_EXERCISE INSTRUCTIONS_: Write out the opening lines of the data word for word, up to and including the line with "const dayIdx = [0,1,2,3,4];", and leave every picture and every later line out.

_GIVEN MATERIAL_:
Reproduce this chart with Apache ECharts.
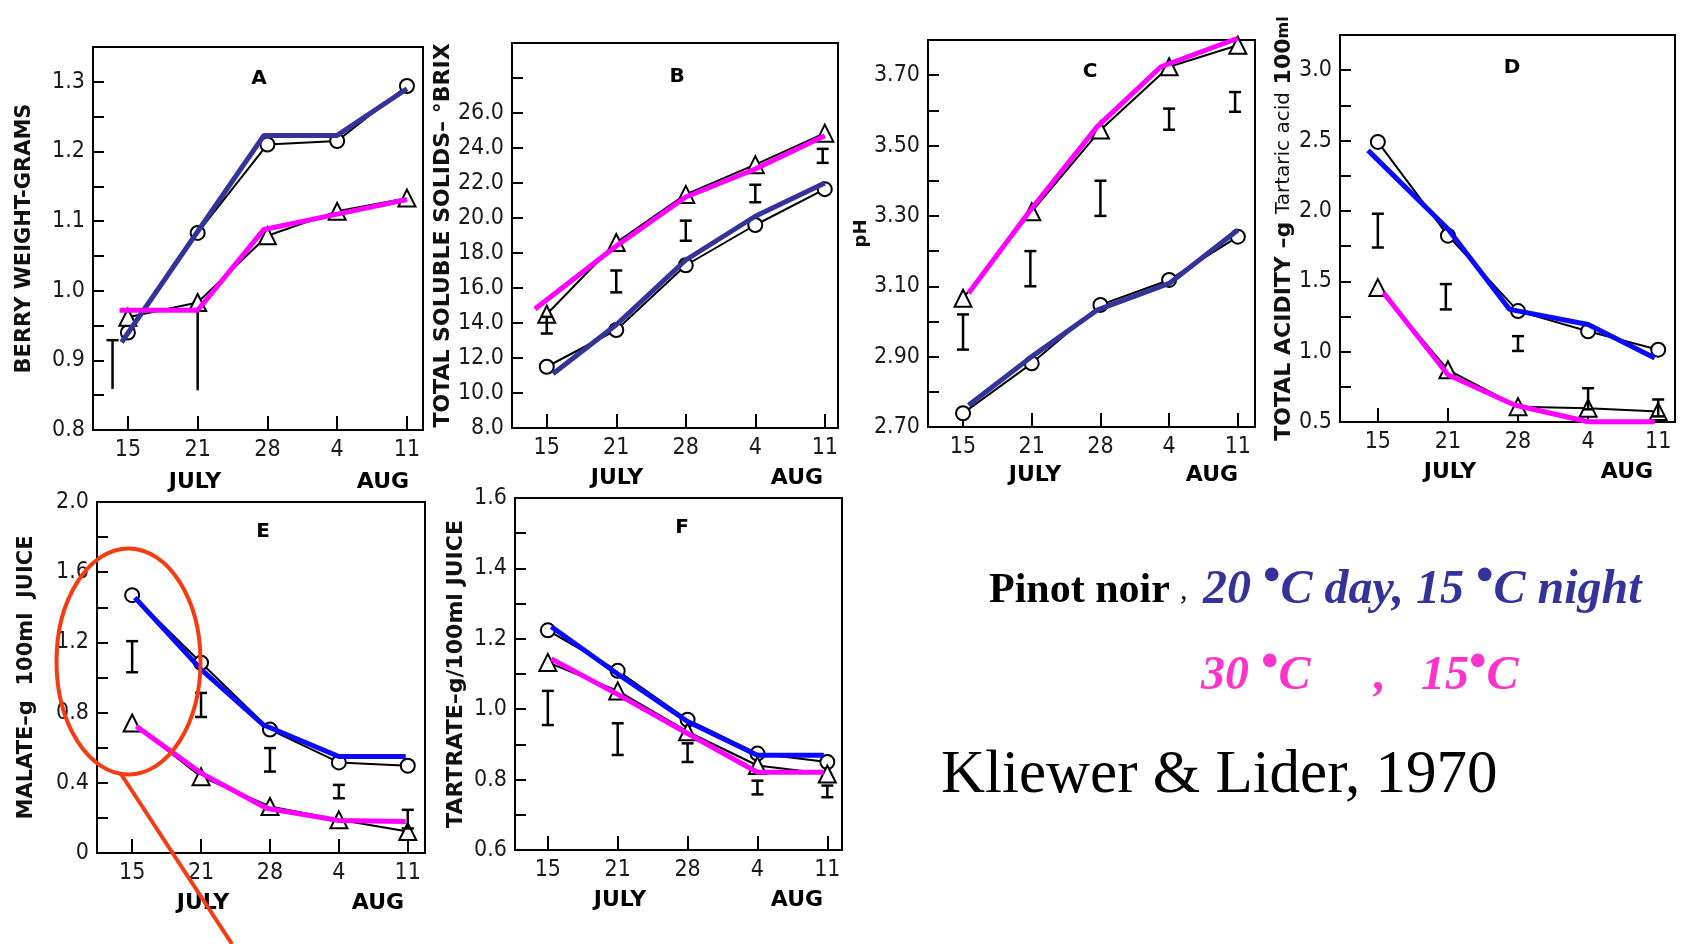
<!DOCTYPE html>
<html><head><meta charset="utf-8">
<script src="https://cdn.jsdelivr.net/npm/echarts@6/dist/echarts.min.js"></script>
<style>html,body{margin:0;padding:0;background:#fff}#c{width:1685px;height:944px}</style>
</head><body><div id="c"></div>
<script>
// ---------- data ----------
const days = ['15','21','28','4','11'];
const dayIdx = [0,1,2,3,4];

// A: berry weight (g)
const A_circle = [0.94, 1.083, 1.21, 1.215, 1.294];
const A_triangle = [0.962, 0.983, 1.079, 1.114, 1.133];
const A_blue = [0.926, 1.085, 1.223, 1.223, 1.29];
const A_blueX = [-0.09, 1, 1.95, 3, 4];
const A_magenta = [0.972, 0.972, 1.088, 1.110, 1.131];
const A_magentaX = [-0.12, 1, 1.95, 3, 4];
const A_err = [[-0.22, 0.859, 0.929, 1], [1, 0.857, 0.976, 0]];
const A_ticks = [0.8,0.85,0.9,0.95,1.0,1.05,1.1,1.15,1.2,1.25,1.3];
const A_labels = [0.8,0.9,1.0,1.1,1.2,1.3];

// B: total soluble solids (Brix)
const B_circle = [11.5, 13.6, 17.3, 19.6, 21.65];
const B_triangle = [14.5, 18.6, 21.35, 23.05, 24.85];
const B_blue = [11.1, 13.9, 17.6, 20.1, 22.0];
const B_blueX = [0.09, 1, 2, 3, 4];
const B_magenta = [14.8, 18.4, 21.2, 22.8, 24.7];
const B_magentaX = [-0.17, 1, 2, 3, 4];
const B_err = [[0,13.4,14.35,3],[1,15.75,17.0,3],[2,18.7,19.85,3],[3,20.9,21.9,3],[3.97,23.15,23.95,3]];
const B_ticks = [8,10,12,14,16,18,20,22,24,26,28];
const B_labels = [8,10,12,14,16,18,20,22,24,26];

// C: pH
const C_circle = [2.739, 2.881, 3.047, 3.118, 3.241];
const C_triangle = [3.066, 3.312, 3.544, 3.724, 3.785];
const C_blue = [2.762, 2.90, 3.032, 3.108, 3.26];
const C_blueX = [0.08, 1, 1.95, 3, 4];
const C_magenta = [3.08, 3.316, 3.553, 3.724, 3.805];
const C_magentaX = [0.08, 0.98, 1.95, 2.88, 4];
const C_err = [[0,2.92,3.02,3],[0.98,3.10,3.20,3],[2,3.30,3.40,3],[3,3.545,3.605,3],[3.96,3.596,3.652,3]];
const C_ticks = [2.7,2.8,2.9,3.0,3.1,3.2,3.3,3.4,3.5,3.6,3.7];
const C_labels = [2.7,2.9,3.1,3.3,3.5,3.7];

// D: total acidity
const D_circle = [2.49, 1.824, 1.288, 1.145, 1.014];
const D_triangle = [1.455, 0.871, 0.609, 0.598, 0.574];
const D_blue = [2.43, 1.871, 1.30, 1.193, 0.955];
const D_blueX = [-0.14, 1, 1.88, 3, 3.95];
const D_magenta = [1.419, 0.836, 0.621, 0.502, 0.502];
const D_magentaX = [0.08, 1, 1.95, 3, 3.95];
const D_err = [[0,1.74,1.98,3],[0.97,1.30,1.48,3],[2,1.005,1.11,3],[3,0.59,0.74,3],[4,0.54,0.66,3]];
const D_ticks = [0.5,0.75,1.0,1.25,1.5,1.75,2.0,2.25,2.5,2.75,3.0];
const D_labels = [0.5,1.0,1.5,2.0,2.5,3.0];

// E: malate
const E_circle = [1.469, 1.084, 0.703, 0.516, 0.497];
const E_triangle = [0.741, 0.435, 0.265, 0.189, 0.122];
const E_blue = [1.455, 1.046, 0.731, 0.55, 0.55];
const E_blueX = [0.04, 1, 1.9, 3, 3.97];
const E_magenta = [0.722, 0.455, 0.255, 0.185, 0.18];
const E_magentaX = [0.06, 1, 1.95, 3, 3.97];
const E_err = [[0,1.03,1.207,3],[1,0.775,0.912,3],[2,0.464,0.598,3],[3,0.312,0.388,3],[4,0.14,0.246,3]];
const E_ticks = [0,0.2,0.4,0.6,0.8,1.0,1.2,1.4,1.6,1.8];
const E_labels = [0,0.4,0.8,1.2,1.6,2.0];

// F: tartrate
const F_circle = [1.224, 1.109, 0.97, 0.874, 0.85];
const F_triangle = [1.133, 1.052, 0.936, 0.84, 0.816];
const F_blue = [1.234, 1.10, 0.965, 0.869, 0.869];
const F_blueX = [0.05, 1, 2, 3, 3.95];
const F_magenta = [1.143, 1.042, 0.931, 0.821, 0.821];
const F_magentaX = [0.05, 1, 2, 3, 3.95];
const F_err = [[0,0.955,1.052,3],[1,0.87,0.96,3],[2,0.85,0.903,3],[3,0.758,0.797,3],[4,0.75,0.783,3]];
const F_ticks = [0.6,0.7,0.8,0.9,1.0,1.1,1.2,1.3,1.4,1.5];
const F_labels = [0.6,0.8,1.0,1.2,1.4,1.6];

// ---------- build ----------
const zip = (xs, ys) => xs.map((x, i) => [x, ys[i]]);
const NAVY = '#333399', BLUE = '#0a0aff', MAG = '#ff00ff', PINK = '#ff33cc';
const FONT = 'DejaVu Sans';
const NUMFONT = '"Liberation Sans Narrow", "DejaVu Sans Condensed", sans-serif';

const panels = [
  {id:'A', grid:{left:93, top:47, width:330, height:383}, xr:[-0.5,4.23], yr:[0.8,1.35],
   ticks:A_ticks, labels:A_labels, fmt:v=>v.toFixed(1), name:'BERRY WEIGHT-GRAMS', nameGap:58, nameSize:21,
   circle:A_circle, tri:A_triangle, blue:A_blue, blueX:A_blueX, mag:A_magenta, magX:A_magentaX, err:A_err, blueColor:NAVY},
  {id:'B', grid:{left:512, top:43, width:326, height:385}, xr:[-0.5,4.19], yr:[8,30],
   ticks:B_ticks, labels:B_labels, fmt:v=>v.toFixed(1), name:'TOTAL SOLUBLE SOLIDS\u2013 \u00B0BRIX', nameGap:56, nameSize:22,
   circle:B_circle, tri:B_triangle, blue:B_blue, blueX:B_blueX, mag:B_magenta, magX:B_magentaX, err:B_err, blueColor:NAVY},
  {id:'C', grid:{left:928, top:40, width:327, height:387}, xr:[-0.51,4.25], yr:[2.7,3.8],
   ticks:C_ticks, labels:C_labels, fmt:v=>v.toFixed(2), name:'pH', nameGap:54, nameSize:18,
   circle:C_circle, tri:C_triangle, blue:C_blue, blueX:C_blueX, mag:C_magenta, magX:C_magentaX, err:C_err, blueColor:NAVY},
  {id:'D', grid:{left:1340, top:35, width:335, height:387}, xr:[-0.54,4.24], yr:[0.5,3.25],
   ticks:D_ticks, labels:D_labels, fmt:v=>v.toFixed(1),
   name:'{b|TOTAL ACIDITY \u2013g} {n|Tartaric acid} {b|100}{s|ml}', nameGap:44, nameSize:22,
   rich:{b:{fontFamily:FONT, fontWeight:'bold', fontSize:22, color:'#111'},
         n:{fontFamily:FONT, fontWeight:'normal', fontSize:20, color:'#111'},
         s:{fontFamily:FONT, fontWeight:'bold', fontSize:16, color:'#111'}},
   circle:D_circle, tri:D_triangle, blue:D_blue, blueX:D_blueX, mag:D_magenta, magX:D_magentaX, err:D_err, blueColor:BLUE},
  {id:'E', grid:{left:97, top:502, width:328, height:351}, xr:[-0.51,4.25], yr:[0,2.0],
   ticks:E_ticks, labels:E_labels, fmt:v=>v===0?'0':v.toFixed(1), name:'MALATE\u2013g  100ml  JUICE', nameGap:60, nameSize:21,
   circle:E_circle, tri:E_triangle, blue:E_blue, blueX:E_blueX, mag:E_magenta, magX:E_magentaX, err:E_err, blueColor:BLUE},
  {id:'F', grid:{left:515, top:498, width:327, height:352}, xr:[-0.47,4.21], yr:[0.6,1.6],
   ticks:F_ticks, labels:F_labels, fmt:v=>v.toFixed(1), name:'TARTRATE\u2013g/100ml JUICE', nameGap:48, nameSize:22,
   circle:F_circle, tri:F_triangle, blue:F_blue, blueX:F_blueX, mag:F_magenta, magX:F_magentaX, err:F_err, blueColor:BLUE}
];

function errRender(params, api) {
  const x = api.value(0), lo = api.value(1), hi = api.value(2), caps = api.value(3);
  const a = api.coord([x, lo]), b = api.coord([x, hi]);
  const hw = 6, st = {stroke:'#000', lineWidth:2.5};
  const ch = [{type:'line', shape:{x1:a[0], y1:a[1], x2:b[0], y2:b[1]}, style:st}];
  if (caps & 1) ch.push({type:'line', shape:{x1:b[0]-hw, y1:b[1], x2:b[0]+hw, y2:b[1]}, style:st});
  if (caps & 2) ch.push({type:'line', shape:{x1:a[0]-hw, y1:a[1], x2:a[0]+hw, y2:a[1]}, style:st});
  return {type:'group', children:ch};
}

const grid = [], xAxis = [], yAxis = [], series = [];
panels.forEach((p, i) => {
  grid.push(Object.assign({show:true, borderColor:'#000', borderWidth:2, backgroundColor:'transparent'}, p.grid));
  xAxis.push({type:'value', gridIndex:i, min:p.xr[0], max:p.xr[1],
    axisLine:{show:true, onZero:false, lineStyle:{color:'#000', width:2}},
    axisTick:{show:true, inside:true, length:14, customValues:dayIdx, lineStyle:{color:'#000', width:2}},
    axisLabel:{customValues:dayIdx, formatter:v=>days[Math.round(v)], margin:9, fontFamily:NUMFONT, fontSize:23, color:'#1a1a1a'},
    splitLine:{show:false}});
  const nts = {fontFamily:FONT, fontWeight:'bold', fontSize:p.nameSize, color:'#111'};
  if (p.rich) nts.rich = p.rich;
  yAxis.push({type:'value', gridIndex:i, min:p.yr[0], max:p.yr[1],
    name:p.name, nameLocation:'middle', nameRotate:90, nameGap:p.nameGap, nameTextStyle:nts,
    axisLine:{show:true, onZero:false, lineStyle:{color:'#000', width:2}},
    axisTick:{show:true, inside:true, length:11, customValues:p.ticks, lineStyle:{color:'#000', width:2}},
    axisLabel:{customValues:p.labels, formatter:p.fmt, margin:8, fontFamily:NUMFONT, fontSize:23, color:'#1a1a1a'},
    splitLine:{show:false}});
  const base = {type:'line', xAxisIndex:i, yAxisIndex:i, animation:false, clip:false};
  series.push(Object.assign({}, base, {data:zip(dayIdx, p.circle), symbol:'circle', symbolSize:14, z:3,
    lineStyle:{color:'#000', width:2}, itemStyle:{color:'#fff', borderColor:'#000', borderWidth:2}}));
  series.push(Object.assign({}, base, {data:zip(dayIdx, p.tri), symbol:'triangle', symbolSize:17, z:3,
    lineStyle:{color:'#000', width:2}, itemStyle:{color:'#fff', borderColor:'#000', borderWidth:2}}));
  series.push({type:'custom', xAxisIndex:i, yAxisIndex:i, renderItem:errRender, data:p.err, z:4,
    encode:{x:0, y:[1,2]}, animation:false, clip:false});
  series.push(Object.assign({}, base, {data:zip(p.blueX, p.blue), symbol:'none', z:6,
    lineStyle:{color:p.blueColor, width:5}}));
  series.push(Object.assign({}, base, {data:zip(p.magX, p.mag), symbol:'none', z:7,
    lineStyle:{color:MAG, width:5}}));
});

// ---------- annotations ----------
const txt = (x, y, text, font, fill, align) => ({type:'text', x:x, y:y, z:100,
  style:{text:text, font:font, fill:fill, textAlign:align||'center', align:align||'center',
         textVerticalAlign:'middle', verticalAlign:'middle'}});
const letterFont = 'bold 20px "DejaVu Sans"';
const monthFont = 'bold 22px "DejaVu Sans"';
const legFont = 'italic bold 48px "Liberation Serif"';
const richTxt = (x, y, text, color) => ({type:'text', x:x, y:y, z:100,
  style:{text:text, fill:color, font:legFont, textAlign:'left', align:'left',
    textVerticalAlign:'middle', verticalAlign:'middle',
    rich:{a:{fontFamily:'Liberation Serif', fontSize:48, fontWeight:'bold', fontStyle:'italic', fill:color, color:color},
          d:{fontFamily:'Liberation Serif', fontSize:50, fontWeight:'bold', fontStyle:'normal', fill:color, color:color,
             verticalAlign:'top', height:22}}}});
const graphic = [
  txt(259, 79, 'A', letterFont, '#000'), txt(677, 77, 'B', letterFont, '#000'),
  txt(1090, 72, 'C', letterFont, '#000'), txt(1512, 68, 'D', letterFont, '#000'),
  txt(263, 532, 'E', letterFont, '#000'), txt(682, 528, 'F', letterFont, '#000'),
  txt(195, 482, 'JULY', monthFont, '#000'), txt(383, 482, 'AUG', monthFont, '#000'),
  txt(617, 478, 'JULY', monthFont, '#000'), txt(797, 478, 'AUG', monthFont, '#000'),
  txt(1035, 475, 'JULY', monthFont, '#000'), txt(1212, 475, 'AUG', monthFont, '#000'),
  txt(1450, 472, 'JULY', monthFont, '#000'), txt(1627, 472, 'AUG', monthFont, '#000'),
  txt(203, 903, 'JULY', monthFont, '#000'), txt(378, 903, 'AUG', monthFont, '#000'),
  txt(620, 900, 'JULY', monthFont, '#000'), txt(797, 900, 'AUG', monthFont, '#000'),
  txt(989, 591, 'Pinot noir', 'bold 42px "Liberation Serif"', '#000', 'left'),
  txt(1180, 591, ',', '30px "Liberation Serif"', '#000', 'left'),
  richTxt(1203, 591, '{a|20 }{d|\u2022}{a|C day, 15 }{d|\u2022}{a|C night}', NAVY),
  richTxt(1201, 677, '{a|30 }{d|\u2022}{a|C}', PINK),
  txt(1374, 677, ',', legFont, PINK, 'left'),
  richTxt(1421, 677, '{a|15}{d|\u2022}{a|C}', PINK),
  txt(941, 776, 'Kliewer & Lider, 1970', '61px "Liberation Serif"', '#000', 'left'),
  {type:'ellipse', z:101, shape:{cx:128.5, cy:661.5, rx:72, ry:113}, style:{fill:null, stroke:'#f53b12', lineWidth:4}},
  {type:'line', z:101, shape:{x1:121, y1:774, x2:232, y2:944}, style:{stroke:'#f53b12', lineWidth:4}}
];

const chart = echarts.init(document.getElementById('c'), null, {renderer:'canvas'});
chart.setOption({backgroundColor:'#fff', animation:false, grid, xAxis, yAxis, series, graphic});
</script>
</body></html>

_OUTPUT_:
Reproduce this chart with Apache ECharts.
<!DOCTYPE html>
<html><head><meta charset="utf-8">
<script src="https://cdn.jsdelivr.net/npm/echarts@6/dist/echarts.min.js"></script>
<style>html,body{margin:0;padding:0;background:#fff}#c{width:1685px;height:944px}</style>
</head><body><div id="c"></div>
<script>
// ---------- data ----------
const days = ['15','21','28','4','11'];
const dayIdx = [0,1,2,3,4];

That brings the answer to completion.